Core psychology skills are learnable and can be trained, just like an in-to-out swing path can be trained. It’s just not as observable for most people. Students see instant results when they start swinging from the inside with a square face at impact: They see better drives flying down the range. But with mental training, the influence is a lot slower and takes a longer period of time. You don’t get the instant results. It might come six or 12 months later. It’s important for you and your students to realize that.
Dr. Steve Bucky:
I primarily work with professional football (Los Angeles Chargers) and baseball (San Diego Padres) players, but the core principles of sports psychology can be relative for any physical activity that’s performance based. The athletes I see do everything that’s needed to be in prime physical shape, and we’re starting to see that more and more in golf as well. However, golf is a particularly high-level mental game. It can be easy to become distracted for a split second over the course of five hours, but there is so little room for error.

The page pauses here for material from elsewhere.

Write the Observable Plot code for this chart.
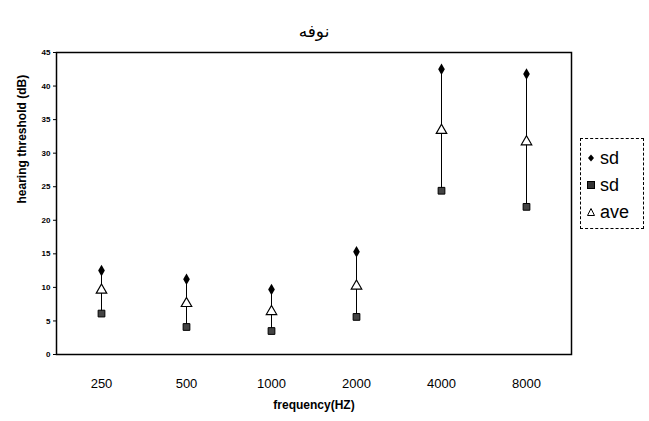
<!DOCTYPE html>
<html>
<head>
<meta charset="utf-8">
<script src="https://cdn.jsdelivr.net/npm/d3@7"></script>
<script src="https://cdn.jsdelivr.net/npm/@observablehq/plot@0.6"></script>
<style>
  body { margin: 0; background: #fff; font-family: "Liberation Sans", Arial, sans-serif; }
  #wrap { position: relative; width: 649px; height: 421px; }
  #legend { position: absolute; left: 580px; top: 138px; width: 64px; height: 91px;
    border: 1px dashed #000; box-sizing: border-box; font-size: 18px; color: #000; }
  .item { position: absolute; left: 6px; display: flex; align-items: center; height: 20px; }
  .item svg { margin-right: 5px; }
</style>
</head>
<body>
<div id="wrap"></div>
<script>
const freqs = ["250", "500", "1000", "2000", "4000", "8000"];
const sdHigh = [12.5, 11.2, 9.7, 15.3, 42.5, 41.8];
const sdLow = [6.1, 4.1, 3.5, 5.6, 24.4, 22.0];
const ave = [9.6, 7.6, 6.4, 10.2, 33.4, 31.7];
const yTicks = [0, 5, 10, 15, 20, 25, 30, 35, 40, 45];

const rows = freqs.map((f, i) => ({ f, hi: sdHigh[i], lo: sdLow[i], ave: ave[i] }));

const chart = Plot.plot({
  width: 649,
  height: 421,
  marginTop: 52,
  marginBottom: 67,
  marginLeft: 56,
  marginRight: 78,
  style: { fontFamily: "Liberation Sans, Arial, sans-serif", background: "#fff" },
  x: { type: "point", domain: freqs, padding: 0.5, label: null },
  y: { domain: [0, 45], ticks: yTicks, label: null },
  marks: [
    Plot.frame({ stroke: "#000", strokeWidth: 1.5 }),
    Plot.axisY({ ticks: yTicks, tickSize: 3, tickPadding: 3, fontSize: 8, fontWeight: "bold", label: null }),
    Plot.axisX({ tickSize: 0, tickPadding: 24, fontSize: 13, label: null }),
    Plot.text(["hearing threshold (dB)"], { frameAnchor: "left", rotate: -90, dx: -34, fontSize: 12, fontWeight: "bold" }),
    Plot.text(["frequency(HZ)"], { frameAnchor: "bottom", dy: 54, fontSize: 12, fontWeight: "bold" }),
    Plot.text(["نوفه"], { frameAnchor: "top", dy: -28, fontSize: 17, fontFamily: "Noto Sans, DejaVu Sans, sans-serif" }),
    Plot.ruleX(rows, { x: "f", y1: "lo", y2: "hi", stroke: "#000", strokeWidth: 1 }),
    Plot.dot(rows, { x: "f", y: "hi", symbol: "diamond", r: 3.5, fill: "#000" }),
    Plot.dot(rows, { x: "f", y: "lo", symbol: "square", r: 3.8, fill: "#444", stroke: "#000", strokeWidth: 1 }),
    Plot.dot(rows, { x: "f", y: "ave", symbol: "triangle2", r: 5, fill: "#fff", stroke: "#000", strokeWidth: 1.2 })
  ]
});
const wrap = document.getElementById("wrap");
wrap.appendChild(chart);

const legend = document.createElement("div");
legend.id = "legend";
legend.innerHTML = `
  <div class="item" style="top:9px"><svg width="8" height="10"><path d="M4,1.5L7,5L4,8.5L1,5Z" fill="#000"/></svg>sd</div>
  <div class="item" style="top:36px"><svg width="8" height="10"><rect x="0.5" y="1.5" width="7" height="7" fill="#333" stroke="#000"/></svg>sd</div>
  <div class="item" style="top:63px"><svg width="8" height="10"><path d="M4,1.5L7.5,8.5L0.5,8.5Z" fill="#fff" stroke="#000"/></svg>ave</div>`;
wrap.appendChild(legend);
</script>
</body>
</html>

The most important thing for competitive golfers is creating a consistent way to prepare. You don’t want your students approaching the game differently from day to day – that can lead to lapses in mental strength and instability. There’s no magical way of performing well, it takes commitment. That’s true for both the physical and mental aspects of any sport. The routine is important, and it starts even before they reach the golf course. Routines will vary from person to person, there’s no right answer for everybody.
The next issue: What are they going to do when they get to the golf course? Have a planned routine for that. Then what are they going to do when they’re on the tee box before they hit? What are they doing while they hit and afterwards?
These routines develop over time, and should be well planned out and not made up on the fly. That type of stability helps the golfer feel like they’re in control, and that’s an important part of the process.